J-M. P. : C’est l’Etat qui avait impulsé, avec la loi Aillagon en 2003, ce rapprochement entre les entreprises privées et le secteur de l’intérêt général. Aujourd’hui, il semble incohérent. Le président de la commission des Finances, Gilles Carrez, a affirmé sur France 2 que le mécénat était une niche fiscale. Le lendemain, le secrétaire d’État Gabriel Attal organisait une journée philanthropique. Pas très heureux que ces annonces viennent le court-circuiter, il a répondu que lui ne considérait pas le mécénat comme une niche fiscale. Il y a plusieurs sons de cloche sur le sujet, au plus haut niveau de l’État. Bercy, le Premier ministre et le Président de la République doivent se prononcer sur cette question.

Que deviendrait le régime fiscal du mécénat, s’il devait être modifié ?

J-M. P. : La Cour des Comptes signale que la dépense fiscale générée par le mécénat était de 900 M€ en 2017, contre 90 M€ avant la Loi Aillagon de 2003. Soit un coût multiplié par dix pour les finances publiques. Cette lecture est biaisée, car il n’y avait pas d’incitation fiscale pour le mécénat avant 2003 et les entreprises se tournaient plutôt vers le parrainage. Aujourd’hui, le risque est de réduire sensiblement la déduction fiscale accordée au mécénat en la faisant passer de 60% à 40%, ce qui aurait pour effet de relancer le parrainage.

Pourquoi redoutez-vous un basculement du mécénat vers le parrainage ?

J-M. P. : Avant 2003, il n’y avait pas de différence entre le mécénat et le parrainage. Du coup, les entreprises finançaient davantage d’actions liées à leur modèle économique qu’à l’intérêt général. Si demain on ramène l’avantage fiscal pour les dépenses de mécénat à seulement 40%, l’avantage fiscal sera minime comparé à une dépense de parrainage qui est déductible de l’impôt sur les sociétés à hauteur de 33,5%. Les entreprises ne s’embêteront pas avec le mécénat pour un écart de 6,5% : elles diront qu’elles peuvent s’engager sur certaines actions sans avantage fiscal et elles se tourneront vers le parrainage. Il y aura donc plus de dépenses de RSE et de communication, proches des enjeux de l’entreprise, mais moins de financements pour la poésie ou les sortants de prison.

Les structures de l’ESS pourraient-elles en souffrir ?
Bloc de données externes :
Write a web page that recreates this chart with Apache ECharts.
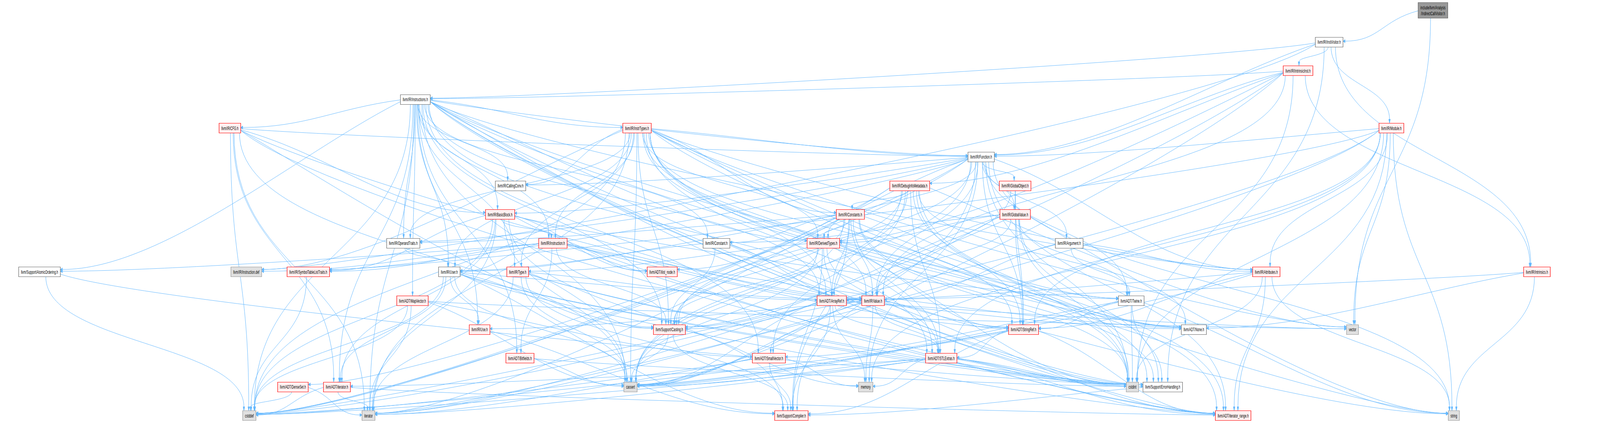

J-M. P. : D’abord, les structures de l’ESS qui se lancent vont avoir plus de mal à recourir au mécénat, puisque celui-ci va décliner faute d’incitation fiscale. Ensuite, si les entreprises transforment leur mécénat en sponsoring au profit des structures de l’ESS, leur don sera requalifié par l’administration fiscale comme une recette commerciale : pour un montant de 100.000 euros par exemple, beaucoup d’associations vont tout à coup être fiscalisées. Enfin, quand on parle diversification du modèle économique des structures de l’ESS, il n’y a pas beaucoup d’options : les subventions, les dons, la participation des usagers. Si tous les outils sont attaqués, il ne reste plus qu’à augmenter la participation des usagers. Mais le modèle associatif n’est pas un modèle marchand, donc les associations vont encore en souffrir.

Que demandez-vous concrètement au gouvernement ?

J-M. P. : Le mécénat finance l’intérêt général, le lien social, la culture, le patrimoine, l’éducation… Si le mécénat diminue, qui va financer ces actions demain, dont l’État est le principal bénéficiaire : les hôpitaux, les universités, les villes, le Louvre, Orsay… Nous demandons de ne pas traiter le dispositif du mécénat comme une niche fiscale, de ne pas raboter son avantage fiscal au point de le faire disparaître presque intégralement. On parle aujourd’hui de dizaines de millions d’euros mis en péril par les intentions du gouvernement. Or, les petits donateurs ont déjà pris de plein fouet la hausse de la CSG, cela se voit dans la collecte de dons. L’incertitude autour de l’année blanche fiscale a aussi freiné les donateurs et retardé les dons. Enfin, la transformation de l’ISF en IFI a fait perdre 130 M€ de dons aux fondations, soit une chute de près de 5%. Et bien sûr, sans hausse des subventions pour compenser. On ne peut pas se permettre cela.